**DIRECTIONS FOR THIS TASK**: Find every line in the records below that holds the word "Python", and copy it out.

**DATA**:
###
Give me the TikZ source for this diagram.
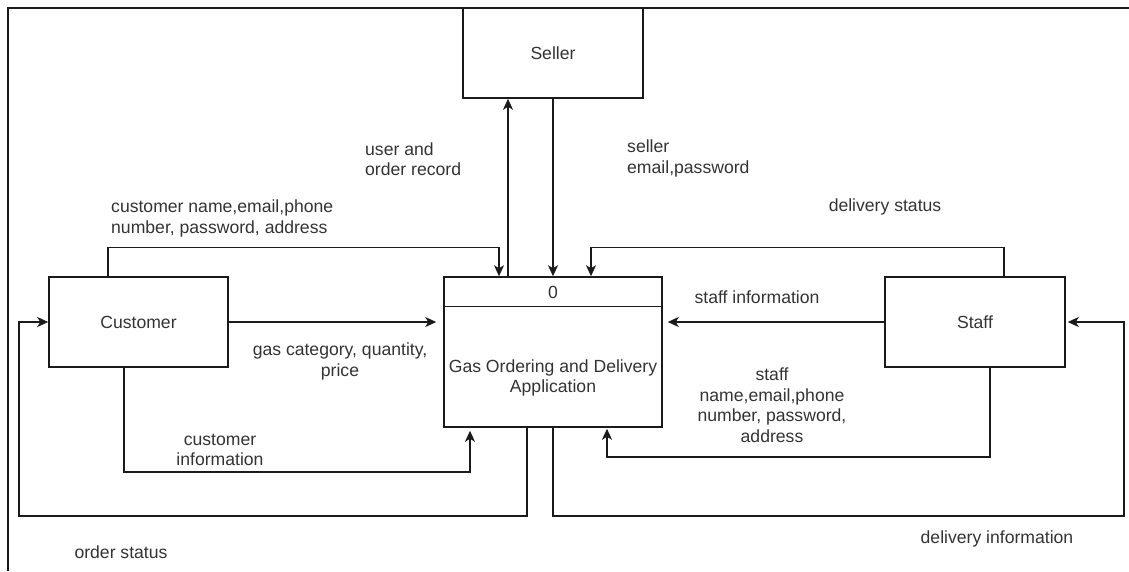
###
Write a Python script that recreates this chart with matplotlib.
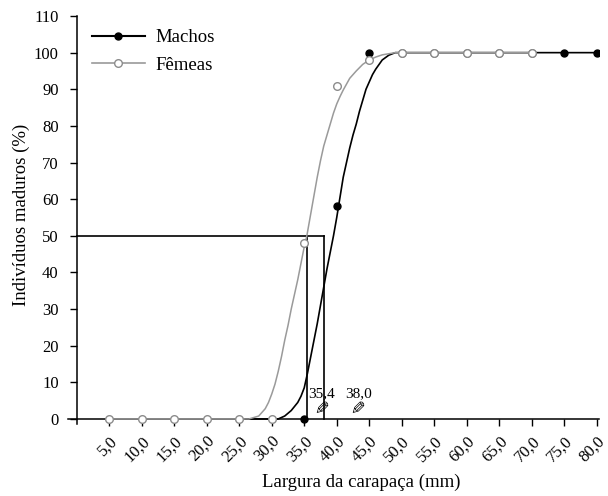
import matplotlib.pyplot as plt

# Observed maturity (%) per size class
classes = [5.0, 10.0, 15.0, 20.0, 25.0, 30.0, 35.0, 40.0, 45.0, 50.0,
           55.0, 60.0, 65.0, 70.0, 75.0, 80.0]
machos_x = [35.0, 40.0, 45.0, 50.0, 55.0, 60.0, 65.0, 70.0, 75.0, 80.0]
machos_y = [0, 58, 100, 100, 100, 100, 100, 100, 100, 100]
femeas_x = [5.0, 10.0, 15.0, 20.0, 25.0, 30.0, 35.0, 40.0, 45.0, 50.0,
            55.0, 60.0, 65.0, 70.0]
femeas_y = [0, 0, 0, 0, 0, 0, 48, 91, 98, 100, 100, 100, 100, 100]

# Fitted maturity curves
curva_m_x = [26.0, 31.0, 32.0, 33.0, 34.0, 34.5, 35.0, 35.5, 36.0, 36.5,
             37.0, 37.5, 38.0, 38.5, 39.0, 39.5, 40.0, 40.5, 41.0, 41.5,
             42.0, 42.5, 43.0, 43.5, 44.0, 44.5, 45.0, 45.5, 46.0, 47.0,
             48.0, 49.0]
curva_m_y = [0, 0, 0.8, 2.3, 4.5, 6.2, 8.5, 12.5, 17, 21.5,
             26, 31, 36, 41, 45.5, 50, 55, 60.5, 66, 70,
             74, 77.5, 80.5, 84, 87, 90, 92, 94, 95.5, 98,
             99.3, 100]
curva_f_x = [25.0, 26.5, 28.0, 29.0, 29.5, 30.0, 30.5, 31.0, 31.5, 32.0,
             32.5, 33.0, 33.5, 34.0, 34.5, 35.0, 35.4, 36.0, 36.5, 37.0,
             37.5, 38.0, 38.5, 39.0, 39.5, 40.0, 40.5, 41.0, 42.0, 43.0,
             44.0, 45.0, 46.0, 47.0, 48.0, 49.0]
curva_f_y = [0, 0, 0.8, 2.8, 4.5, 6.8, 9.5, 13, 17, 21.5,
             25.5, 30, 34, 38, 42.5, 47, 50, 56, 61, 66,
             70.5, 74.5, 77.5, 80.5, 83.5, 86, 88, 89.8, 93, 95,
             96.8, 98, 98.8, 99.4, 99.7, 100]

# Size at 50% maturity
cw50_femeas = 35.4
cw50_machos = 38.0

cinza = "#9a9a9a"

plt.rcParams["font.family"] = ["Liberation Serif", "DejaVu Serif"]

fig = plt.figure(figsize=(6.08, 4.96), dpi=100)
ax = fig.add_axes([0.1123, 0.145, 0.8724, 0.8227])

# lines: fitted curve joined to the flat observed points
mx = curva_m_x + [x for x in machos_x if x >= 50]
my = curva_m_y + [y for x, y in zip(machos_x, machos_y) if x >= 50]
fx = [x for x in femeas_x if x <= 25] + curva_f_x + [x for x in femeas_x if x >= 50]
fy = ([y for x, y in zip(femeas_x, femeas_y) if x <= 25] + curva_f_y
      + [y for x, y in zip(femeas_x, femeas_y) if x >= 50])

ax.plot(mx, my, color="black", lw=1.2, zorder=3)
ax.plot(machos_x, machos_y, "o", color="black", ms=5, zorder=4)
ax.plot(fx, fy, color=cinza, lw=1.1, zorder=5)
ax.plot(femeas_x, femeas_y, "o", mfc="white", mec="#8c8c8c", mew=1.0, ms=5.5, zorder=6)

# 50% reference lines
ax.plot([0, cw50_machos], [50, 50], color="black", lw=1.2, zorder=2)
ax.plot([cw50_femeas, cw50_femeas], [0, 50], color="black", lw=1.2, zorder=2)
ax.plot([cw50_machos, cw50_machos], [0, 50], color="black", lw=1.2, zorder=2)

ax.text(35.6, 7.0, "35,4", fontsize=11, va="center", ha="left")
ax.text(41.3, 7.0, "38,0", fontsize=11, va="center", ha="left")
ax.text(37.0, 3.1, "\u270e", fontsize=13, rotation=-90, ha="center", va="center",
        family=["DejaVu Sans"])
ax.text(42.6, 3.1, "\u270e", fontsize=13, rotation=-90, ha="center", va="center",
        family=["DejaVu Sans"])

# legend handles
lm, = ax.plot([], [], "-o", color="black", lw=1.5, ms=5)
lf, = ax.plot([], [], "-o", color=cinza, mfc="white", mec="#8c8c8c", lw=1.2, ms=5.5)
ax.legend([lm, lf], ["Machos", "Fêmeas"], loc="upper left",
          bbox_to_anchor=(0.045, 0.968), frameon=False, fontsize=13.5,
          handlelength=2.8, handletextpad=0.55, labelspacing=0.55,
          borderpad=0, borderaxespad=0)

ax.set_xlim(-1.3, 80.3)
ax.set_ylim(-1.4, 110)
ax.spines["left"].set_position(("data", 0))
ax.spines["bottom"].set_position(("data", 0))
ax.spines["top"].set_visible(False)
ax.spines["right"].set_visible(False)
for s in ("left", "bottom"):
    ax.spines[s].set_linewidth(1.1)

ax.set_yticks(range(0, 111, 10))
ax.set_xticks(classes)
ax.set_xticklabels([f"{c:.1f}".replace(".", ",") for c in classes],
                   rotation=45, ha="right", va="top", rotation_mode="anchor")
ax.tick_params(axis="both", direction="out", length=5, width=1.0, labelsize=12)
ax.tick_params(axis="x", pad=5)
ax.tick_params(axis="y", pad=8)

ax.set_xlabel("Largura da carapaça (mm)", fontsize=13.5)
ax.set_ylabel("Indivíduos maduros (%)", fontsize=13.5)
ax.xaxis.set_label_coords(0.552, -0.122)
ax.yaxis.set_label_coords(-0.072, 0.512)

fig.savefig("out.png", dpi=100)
###
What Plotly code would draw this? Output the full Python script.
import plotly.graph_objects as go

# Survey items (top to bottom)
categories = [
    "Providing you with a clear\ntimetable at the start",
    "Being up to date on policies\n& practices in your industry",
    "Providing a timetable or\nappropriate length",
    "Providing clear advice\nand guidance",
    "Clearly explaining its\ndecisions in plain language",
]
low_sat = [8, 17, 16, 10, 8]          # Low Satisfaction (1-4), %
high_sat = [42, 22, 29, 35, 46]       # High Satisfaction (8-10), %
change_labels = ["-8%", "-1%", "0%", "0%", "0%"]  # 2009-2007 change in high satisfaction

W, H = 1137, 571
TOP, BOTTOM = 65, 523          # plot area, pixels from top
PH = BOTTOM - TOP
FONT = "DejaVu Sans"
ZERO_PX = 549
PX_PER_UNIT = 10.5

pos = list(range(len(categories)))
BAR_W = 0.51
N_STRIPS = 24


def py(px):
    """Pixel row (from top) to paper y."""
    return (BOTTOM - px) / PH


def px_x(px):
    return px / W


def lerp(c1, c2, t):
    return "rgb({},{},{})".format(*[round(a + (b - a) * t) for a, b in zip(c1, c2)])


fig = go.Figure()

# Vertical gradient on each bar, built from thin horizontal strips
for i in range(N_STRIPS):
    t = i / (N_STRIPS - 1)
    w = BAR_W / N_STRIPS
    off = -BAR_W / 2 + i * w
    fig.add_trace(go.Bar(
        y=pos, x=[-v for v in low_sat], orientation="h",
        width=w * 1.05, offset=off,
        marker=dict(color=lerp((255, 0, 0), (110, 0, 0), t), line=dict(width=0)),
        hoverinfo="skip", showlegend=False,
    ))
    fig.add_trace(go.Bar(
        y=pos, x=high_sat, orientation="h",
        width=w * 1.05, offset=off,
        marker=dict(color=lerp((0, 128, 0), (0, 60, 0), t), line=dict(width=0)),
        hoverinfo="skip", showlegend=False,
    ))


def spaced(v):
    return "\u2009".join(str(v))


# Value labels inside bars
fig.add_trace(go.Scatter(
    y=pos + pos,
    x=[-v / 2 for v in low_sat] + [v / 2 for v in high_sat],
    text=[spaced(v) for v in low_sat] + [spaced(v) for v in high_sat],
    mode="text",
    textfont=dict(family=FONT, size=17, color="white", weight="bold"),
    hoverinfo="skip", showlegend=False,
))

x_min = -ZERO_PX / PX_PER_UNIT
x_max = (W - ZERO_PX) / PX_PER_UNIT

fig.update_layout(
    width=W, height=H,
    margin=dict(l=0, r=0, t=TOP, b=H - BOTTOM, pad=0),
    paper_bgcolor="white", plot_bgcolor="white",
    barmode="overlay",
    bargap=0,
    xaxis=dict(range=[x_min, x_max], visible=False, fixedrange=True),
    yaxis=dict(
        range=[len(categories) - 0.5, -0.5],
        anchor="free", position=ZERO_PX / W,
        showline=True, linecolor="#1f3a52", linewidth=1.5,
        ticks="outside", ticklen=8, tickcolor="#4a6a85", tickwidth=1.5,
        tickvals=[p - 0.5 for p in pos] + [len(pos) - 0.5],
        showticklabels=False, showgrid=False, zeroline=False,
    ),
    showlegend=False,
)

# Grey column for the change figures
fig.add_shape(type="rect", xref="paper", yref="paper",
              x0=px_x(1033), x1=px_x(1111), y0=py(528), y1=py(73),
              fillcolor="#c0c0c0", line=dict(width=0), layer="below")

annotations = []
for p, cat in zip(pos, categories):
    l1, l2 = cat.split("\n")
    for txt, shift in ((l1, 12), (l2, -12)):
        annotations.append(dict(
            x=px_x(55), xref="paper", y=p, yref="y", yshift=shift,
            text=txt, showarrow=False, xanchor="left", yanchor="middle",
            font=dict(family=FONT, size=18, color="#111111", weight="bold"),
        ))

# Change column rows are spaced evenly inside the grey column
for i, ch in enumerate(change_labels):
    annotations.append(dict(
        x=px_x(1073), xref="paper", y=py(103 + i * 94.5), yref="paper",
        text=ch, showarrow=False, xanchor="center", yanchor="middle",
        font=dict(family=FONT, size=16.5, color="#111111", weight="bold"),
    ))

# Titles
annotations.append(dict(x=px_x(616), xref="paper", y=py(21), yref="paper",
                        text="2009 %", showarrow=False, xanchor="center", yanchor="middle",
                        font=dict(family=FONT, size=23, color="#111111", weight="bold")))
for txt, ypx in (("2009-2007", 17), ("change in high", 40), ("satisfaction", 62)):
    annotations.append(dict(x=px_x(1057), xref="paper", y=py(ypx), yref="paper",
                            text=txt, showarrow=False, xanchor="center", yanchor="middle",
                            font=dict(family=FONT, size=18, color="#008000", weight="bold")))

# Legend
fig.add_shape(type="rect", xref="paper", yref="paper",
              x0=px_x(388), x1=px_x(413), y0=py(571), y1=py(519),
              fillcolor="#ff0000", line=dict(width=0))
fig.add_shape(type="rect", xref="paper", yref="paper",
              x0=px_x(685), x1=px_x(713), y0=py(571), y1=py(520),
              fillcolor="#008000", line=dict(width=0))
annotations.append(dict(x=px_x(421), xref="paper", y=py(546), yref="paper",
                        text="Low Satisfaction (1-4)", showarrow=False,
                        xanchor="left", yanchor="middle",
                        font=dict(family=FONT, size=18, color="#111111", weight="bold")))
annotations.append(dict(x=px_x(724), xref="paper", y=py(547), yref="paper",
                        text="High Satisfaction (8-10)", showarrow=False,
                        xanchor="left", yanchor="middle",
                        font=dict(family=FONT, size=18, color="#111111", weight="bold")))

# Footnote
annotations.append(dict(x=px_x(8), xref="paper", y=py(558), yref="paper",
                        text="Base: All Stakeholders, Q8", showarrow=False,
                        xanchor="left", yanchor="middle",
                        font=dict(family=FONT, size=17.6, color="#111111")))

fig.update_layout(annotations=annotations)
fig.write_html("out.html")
###
**SOLUTION BELOW**:
Write a Python script that recreates this chart with matplotlib.
What Plotly code would draw this? Output the full Python script.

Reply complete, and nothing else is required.